Does anyone have an idea which formula I can use to identify this specific triads?
Replicable Sample
g2 <- make_graph(~ A --+ B:D, B --+ D:F, C--+B , D--+A:B:F:E, E--+ D, F--+ A:E:G, G--+ F)
type<-c("one","two","three","one","two","three","one")
vertex_attr(g2,"type")<-type
g2_N<-intergraph::asNetwork(g2)
brokerage_roles<-brokerage(g2_N,type)
brokerage_roles$raw.nli
I receive the following brokerage role output
w_I w_O b_IO b_OI b_O t
A 0 0 2 0 0 2
B 0 1 2 0 0 3
D 0 1 3 2 1 7
F 1 0 1 3 1 6
C 0 0 0 0 0 0
E 0 0 0 1 0 1
G 0 0 0 0 0 0
I would like to identify an approach to find out for example between which specific alters node A is brokering in the 2 b_01 triads found in the brokerage role node census and what type (node attribute) they have.
Within the sample network is easy to identify, but my actual data sets contains 125 nodes.
Thank you in advance for your help!
Potential Approach
I tried the potential approach described here to find all possible triads, classify them based on triad census terminology and then filter for the open triads to start to identify brokerage opportunties.
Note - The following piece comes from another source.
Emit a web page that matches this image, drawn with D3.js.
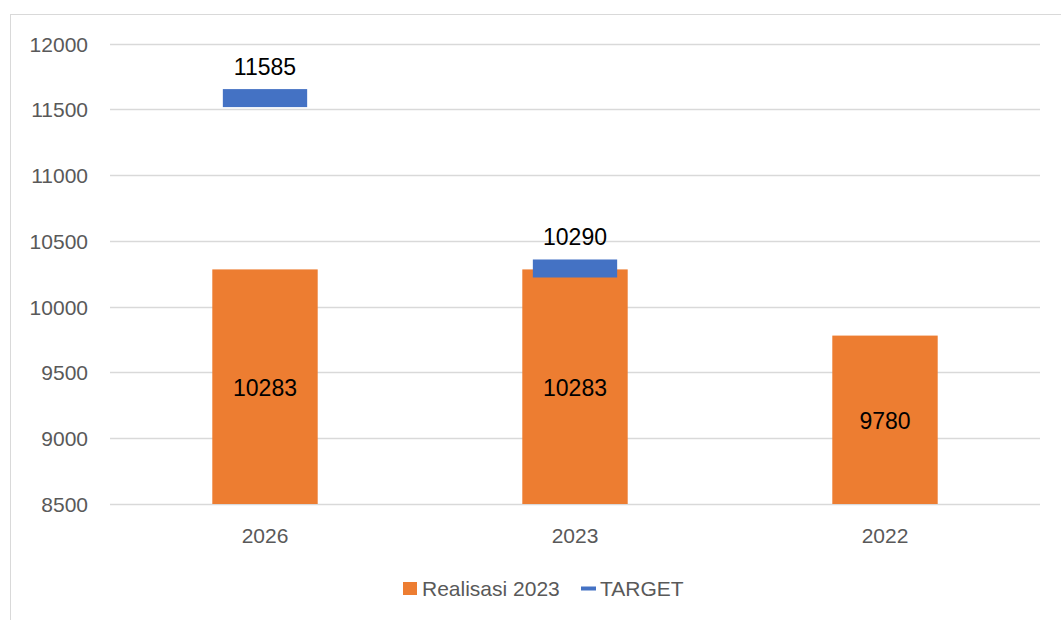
<!doctype html>
<html>
<head>
    <meta charset="utf-8">
    <style>
        body { margin: 0; background: #fff; }
        text { font-family: "Liberation Sans", Arial, sans-serif; }
    </style>
    <script src="https://d3js.org/d3.v7.min.js"></script>
</head>
<body>
    <svg width="1061" height="620"></svg>
    <script>
        // chart data
        var categories = ["2026", "2023", "2022"];
        var realisasi = [10283, 10283, 9780];
        var target = [11585, 10290, null];
        var yTicks = [8500, 9000, 9500, 10000, 10500, 11000, 11500, 12000];

        var svg = d3.select("svg");

        // outer frame (only left and top edges visible)
        svg.append("rect")
            .attr("x", 10.5).attr("y", 14.5)
            .attr("width", 1100).attr("height", 700)
            .attr("fill", "none")
            .attr("stroke", "#d9d9d9");

        var x = d3.scaleBand()
            .domain(categories)
            .range([110, 1040])
            .paddingInner(0.66)
            .paddingOuter(0.33);

        var y = d3.scaleLinear()
            .domain([8500, 12000])
            .range([504, 43.5]);

        // gridlines
        svg.append("g")
            .selectAll("line")
            .data(yTicks)
            .enter().append("line")
            .attr("x1", 110).attr("x2", 1040)
            .attr("y1", d => Math.round(y(d)) + 0.5)
            .attr("y2", d => Math.round(y(d)) + 0.5)
            .attr("stroke", "#d9d9d9")
            .attr("stroke-width", 1.5);

        // y axis labels
        var yAxis = svg.append("g")
            .attr("transform", "translate(88,0)")
            .call(d3.axisLeft(y).tickValues(yTicks).tickSize(0).tickPadding(0).tickFormat(d3.format("d")));
        yAxis.select(".domain").remove();
        yAxis.selectAll("text")
            .attr("font-family", "Liberation Sans, Arial, sans-serif")
            .attr("font-size", "21px")
            .attr("fill", "#595959")
            .attr("dy", "0.36em");

        // x axis labels
        var xAxis = svg.append("g")
            .attr("transform", "translate(0,504)")
            .call(d3.axisBottom(x).tickSize(0).tickPadding(0));
        xAxis.select(".domain").remove();
        xAxis.selectAll("text")
            .attr("font-family", "Liberation Sans, Arial, sans-serif")
            .attr("font-size", "21px")
            .attr("fill", "#595959")
            .attr("dy", "1.87em");

        // bars
        svg.selectAll(".bar")
            .data(realisasi)
            .enter().append("rect")
            .attr("class", "bar")
            .attr("x", (d, i) => x(categories[i]))
            .attr("y", d => y(d))
            .attr("width", x.bandwidth())
            .attr("height", d => y(8500) - y(d))
            .attr("fill", "#ED7D31");

        svg.selectAll(".barlabel")
            .data(realisasi)
            .enter().append("text")
            .attr("class", "barlabel")
            .attr("x", (d, i) => x(categories[i]) + x.bandwidth() / 2)
            .attr("y", d => (y(d) + y(8500)) / 2)
            .attr("dy", "0.4em")
            .attr("text-anchor", "middle")
            .attr("font-size", "23px")
            .attr("fill", "#000")
            .text(d => d);

        // target markers
        var tdata = target.map((v, i) => ({ cat: categories[i], v: v })).filter(d => d.v != null);
        var mw = x.bandwidth() * 0.8, mh = 18;

        svg.selectAll(".target")
            .data(tdata)
            .enter().append("rect")
            .attr("class", "target")
            .attr("x", d => x(d.cat) + (x.bandwidth() - mw) / 2)
            .attr("y", d => y(d.v) - mh / 2)
            .attr("width", mw)
            .attr("height", mh)
            .attr("fill", "#4472C4");

        svg.selectAll(".tlabel")
            .data(tdata)
            .enter().append("text")
            .attr("class", "tlabel")
            .attr("x", d => x(d.cat) + x.bandwidth() / 2)
            .attr("y", d => y(d.v) - mh / 2 - 14)
            .attr("text-anchor", "middle")
            .attr("font-size", "23px")
            .attr("fill", "#000")
            .text(d => d.v);

        // legend
        var legend = svg.append("g");
        legend.append("rect")
            .attr("x", 403).attr("y", 582)
            .attr("width", 14).attr("height", 13)
            .attr("fill", "#ED7D31");
        legend.append("text")
            .attr("x", 422).attr("y", 596)
            .attr("font-size", "21px")
            .attr("fill", "#595959")
            .text("Realisasi 2023");
        legend.append("rect")
            .attr("x", 581).attr("y", 586.5)
            .attr("width", 15).attr("height", 4)
            .attr("fill", "#4472C4");
        legend.append("text")
            .attr("x", 600).attr("y", 596)
            .attr("font-size", "21px")
            .attr("fill", "#595959")
            .text("TARGET");
    </script>
</body>
</html>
However the results seem not to be aligned with the brokerage role analysis and therefore the approach is erroneous.
node_triad_census(g2_N)
triads <- combn(1:network.size(g2_N),3, simplify = F) # all potential triad combinations
triad_census_test <- lapply(1:length(triads),
function(x) triad.classify(g,tri=triads[[x]])) #create data frame with all possible triads
triads <- data.frame(matrix(unlist(triads), nrow=length(triads), byrow=T),
triad = unlist(triad_census_test)) #give classification to each triad
open_triads <- triads[which(triads$triad == "021D" | # subset of triads
triads$triad == "021U" |
triads$triad == "021C" |
triads$triad == "111D" |
triads$triad == "111U" |
triads$triad == "201"),]
I don't know the answer but note that the brokerage function calls a C function called brokerage_R (see source code here). You might make some headway by inspecting this function to see what is happening under the hood. I inspected the output of this function by modifying the brokerage function to just output the raw result of the C code:
However I didn't find this very enlightening, which is why inspecting the C code could be helpful. I couldn't find the C code in the SNA source but it must be in there somewhere. The method is based on shortest paths, rather than a triad census, so even though it is limited to paths of length 2 I'm not sure that you could reproduce the result from a triad census.